Using the Linker Command File: To define a weak symbol in a linker command file, use the “weak” operator in an assignment expression to designate that the symbol as eligible for removal from the output file’s symbol table if it is not referenced. In a linker command file, an assignment expression outside a MEMORY or SECTIONS directive can be used to define a weak linker-defined symbol. For example, you can define “ext_addr_sym” as follows.
weak(ext_addr_sym) = 0x12345678;
If the linker command file is used to perform the final link, then “ext_addr_sym” is presented to the linker as a weak symbol; it is not included in the resulting output file if the symbol is not referenced. See Declaring Weak Symbols.
Using C/C++ code: See weak for information about the weak GCC-style variable attribute.

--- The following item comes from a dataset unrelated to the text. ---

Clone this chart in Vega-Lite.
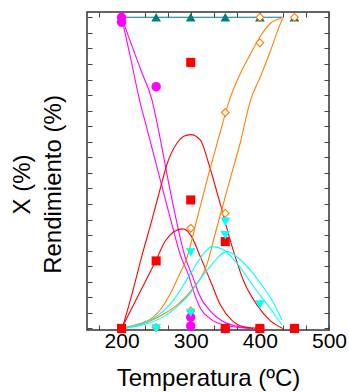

If there are multiple definitions of the same symbol, the linker uses certain rules to determine which definition takes precedence. Some definitions may have weak binding and others may have strong binding. “Strong” in this context means that the symbol has not been given a weak binding by either of the two methods described above. Some definitions may come from an input object file (that is, using assembly directives) and others may come from an assignment statement in a linker command file.
The linker uses the following guidelines to determine which definition is used when resolving references to a symbol:
A strongly bound symbol always takes precedence over a weakly bound symbol.
If two symbols are both strongly bound or both weakly bound, a symbol defined in a linker command file takes precedence over a symbol defined in an input object file.
If two symbols are both strongly bound and both are defined in an input object file, the linker provides a symbol redefinition error and halts the link process.
7.6.4. The Symbol Table¶
The assembler generates entries with global (external) binding in the symbol table for each of the following:
Each .ref, .def, or .global directive (see Global (External) Symbols)
The beginning of each section
The assembler generates entries with local binding for each locally-available function.
For informational purposes, there are also entries in the symbol table for each symbol in a program.